DIRECTION: Retype, please, the listing from its opening line through the line that contains "columns per site", both included, without the pictures.

SOURCE DATA:
** START **

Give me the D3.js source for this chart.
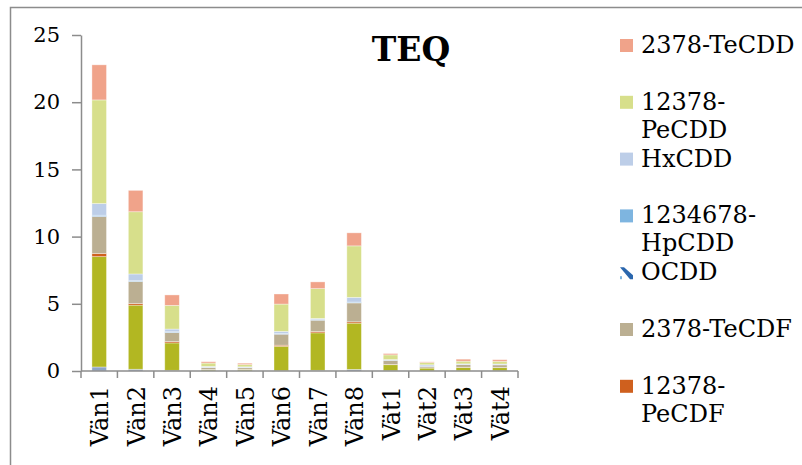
<!DOCTYPE html>
<html>
<head>
<meta charset="utf-8">
<script src="https://cdn.jsdelivr.net/npm/d3@7"></script>
<style>
  body { margin: 0; background: #fff; }
  text { font-family: "DejaVu Serif", Georgia, serif; fill: #000; }
</style>
</head>
<body>
<div id="chart"></div>
<script>
// TEQ stacked columns per site

var categories = ["Vän1", "Vän2", "Vän3", "Vän4", "Vän5", "Vän6", "Vän7", "Vän8", "Vät1", "Vät2", "Vät3", "Vät4"];

// series from bottom of the stack to the top
var seriesNames = ["HxCDF", "23478-PeCDF", "12378-PeCDF", "2378-TeCDF", "OCDD", "1234678-HpCDD", "HxCDD", "12378-PeCDD", "2378-TeCDD"];
var hxcdf      = [0.30, 0.13, 0.05, 0.02, 0.02, 0.02, 0.05, 0.12, 0.02, 0.01, 0.02, 0.02];
var pecdf23478 = [8.21, 4.77, 2.04, 0.08, 0.10, 1.82, 2.79, 3.44, 0.45, 0.21, 0.25, 0.23];
var pecdf12378 = [0.24, 0.12, 0.10, 0.01, 0.01, 0.08, 0.10, 0.10, 0.02, 0.01, 0.01, 0.01];
var tecdf      = [2.74, 1.64, 0.67, 0.15, 0.12, 0.82, 0.84, 1.41, 0.30, 0.12, 0.20, 0.20];
var ocdd       = [0.02, 0.01, 0.01, 0.01, 0.01, 0.01, 0.01, 0.01, 0.01, 0.01, 0.01, 0.01];
var hpcdd      = [0.08, 0.05, 0.05, 0.01, 0.01, 0.05, 0.03, 0.05, 0.01, 0.01, 0.01, 0.01];
var hxcdd      = [0.87, 0.50, 0.20, 0.06, 0.04, 0.15, 0.09, 0.35, 0.04, 0.09, 0.03, 0.04];
var pecdd      = [7.71, 4.63, 1.76, 0.25, 0.17, 2.03, 2.22, 3.83, 0.35, 0.17, 0.20, 0.20];
var tecdd      = [2.61, 1.59, 0.78, 0.10, 0.10, 0.75, 0.50, 0.97, 0.10, 0.05, 0.15, 0.12];
var seriesValues = [hxcdf, pecdf23478, pecdf12378, tecdf, ocdd, hpcdd, hxcdd, pecdd, tecdd];

var yTicks = [0, 5, 10, 15, 20, 25];
var legendShown = 7; // the legend box only has room for the first 7 entries

var colors = ["#8fa5c6", "#b2b722", "#cf601e", "#bbaf92", "#2a66ad", "#7eb5e0", "#bdcee8", "#d7df8b", "#f0a38a"];

var width = 802, height = 465;

var svg = d3.select("#chart").append("svg")
    .attr("width", width)
    .attr("height", height);

// outer chart border (runs off the right and bottom edges)
svg.append("rect")
    .attr("x", 10.5).attr("y", 7.5)
    .attr("width", 820).attr("height", 480)
    .attr("fill", "none")
    .attr("stroke", "#8c8c8c")
    .attr("stroke-width", 1.5);

var x = d3.scaleBand()
    .domain(categories)
    .range([81, 518])
    .paddingInner(0.6)
    .paddingOuter(0.3);

var y = d3.scaleLinear()
    .domain([0, 25])
    .range([371, 35]);

// build rows for d3.stack
var rows = categories.map(function(c, i) {
    var row = {cat: c};
    seriesNames.forEach(function(s, j) { row[s] = seriesValues[j][i]; });
    return row;
});

var stacked = d3.stack().keys(seriesNames)(rows);

var layers = svg.append("g").selectAll("g")
    .data(stacked)
    .enter().append("g")
    .attr("fill", function(d, i) { return colors[i]; });

layers.selectAll("rect")
    .data(function(d) { return d; })
    .enter().append("rect")
    .attr("x", function(d) { return x(d.data.cat); })
    .attr("y", function(d) { return y(d[1]); })
    .attr("width", x.bandwidth())
    .attr("height", function(d) { return Math.max(0, y(d[0]) - y(d[1])); })
    .attr("stroke", "#fff")
    .attr("stroke-opacity", 0.45)
    .attr("stroke-width", 0.8);

// y axis
var yAxis = svg.append("g")
    .attr("transform", "translate(81,0)")
    .call(d3.axisLeft(y).tickValues(yTicks).tickSize(9).tickSizeOuter(0).tickPadding(12));
yAxis.selectAll("path, line").attr("stroke", "#8c8c8c").attr("stroke-width", 1.5);
yAxis.selectAll("text")
    .style("font-family", "'DejaVu Serif', Georgia, serif")
    .style("font-size", "21px")
    .attr("fill", "#000");

// x axis: line with ticks on the category boundaries
var xAxis = svg.append("g");
xAxis.append("line")
    .attr("x1", x.range()[0]).attr("x2", x.range()[1])
    .attr("y1", y(0)).attr("y2", y(0))
    .attr("stroke", "#8c8c8c").attr("stroke-width", 1.5);
xAxis.selectAll(".xtick")
    .data(d3.range(categories.length + 1))
    .enter().append("line")
    .attr("class", "xtick")
    .attr("x1", function(k) { return x.range()[0] + k * x.step(); })
    .attr("x2", function(k) { return x.range()[0] + k * x.step(); })
    .attr("y1", y(0)).attr("y2", y(0) + 7)
    .attr("stroke", "#8c8c8c").attr("stroke-width", 1.5);

xAxis.selectAll(".xlabel")
    .data(categories)
    .enter().append("text")
    .attr("class", "xlabel")
    .attr("transform", function(d) {
        return "translate(" + (x(d) + x.bandwidth() / 2 + 9) + "," + (y(0) + 15) + ") rotate(-90)";
    })
    .attr("text-anchor", "end")
    .style("font-size", "24px")
    .text(function(d) { return d; });

// title
svg.append("text")
    .attr("x", 411).attr("y", 61)
    .attr("text-anchor", "middle")
    .style("font-size", "33px")
    .style("font-weight", "bold")
    .text("TEQ");

// legend, listed top of stack first
var legendItems = d3.range(seriesNames.length).reverse().slice(0, legendShown);

var legend = svg.append("g").selectAll("g")
    .data(legendItems)
    .enter().append("g")
    .attr("transform", function(d, i) { return "translate(620," + (39 + i * 56.8) + ")"; });

legend.each(function(j) {
    var g = d3.select(this);
    if (seriesNames[j] == "OCDD") {
        g.append("path")
            .attr("d", "M0,1 L4,1 L13,9 L13,13 L10,13 Z")
            .attr("fill", colors[j]);
        g.append("rect").attr("x", 0).attr("y", 10).attr("width", 2).attr("height", 3).attr("fill", "#7eb5e0");
    }
    else {
        g.append("rect")
            .attr("width", 13).attr("height", 13)
            .attr("fill", colors[j]);
    }
    var t = g.append("text")
        .attr("x", 21).attr("y", 14)
        .style("font-size", "24px")
        .text(seriesNames[j]);
    // wrap after the hyphen when the label is too wide
    if (t.node().getComputedTextLength() > 165) {
        var parts = seriesNames[j].split("-");
        t.text(null);
        t.append("tspan").attr("x", 21).attr("y", 14).text(parts[0] + "-");
        t.append("tspan").attr("x", 21).attr("y", 42).text(parts.slice(1).join("-"));
    }
});
</script>
</body>
</html>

** END **

REPLY TO THE TASK:
Give me the D3.js source for this chart.
<!DOCTYPE html>
<html>
<head>
<meta charset="utf-8">
<script src="https://cdn.jsdelivr.net/npm/d3@7"></script>
<style>
  body { margin: 0; background: #fff; }
  text { font-family: "DejaVu Serif", Georgia, serif; fill: #000; }
</style>
</head>
<body>
<div id="chart"></div>
<script>
// TEQ stacked columns per site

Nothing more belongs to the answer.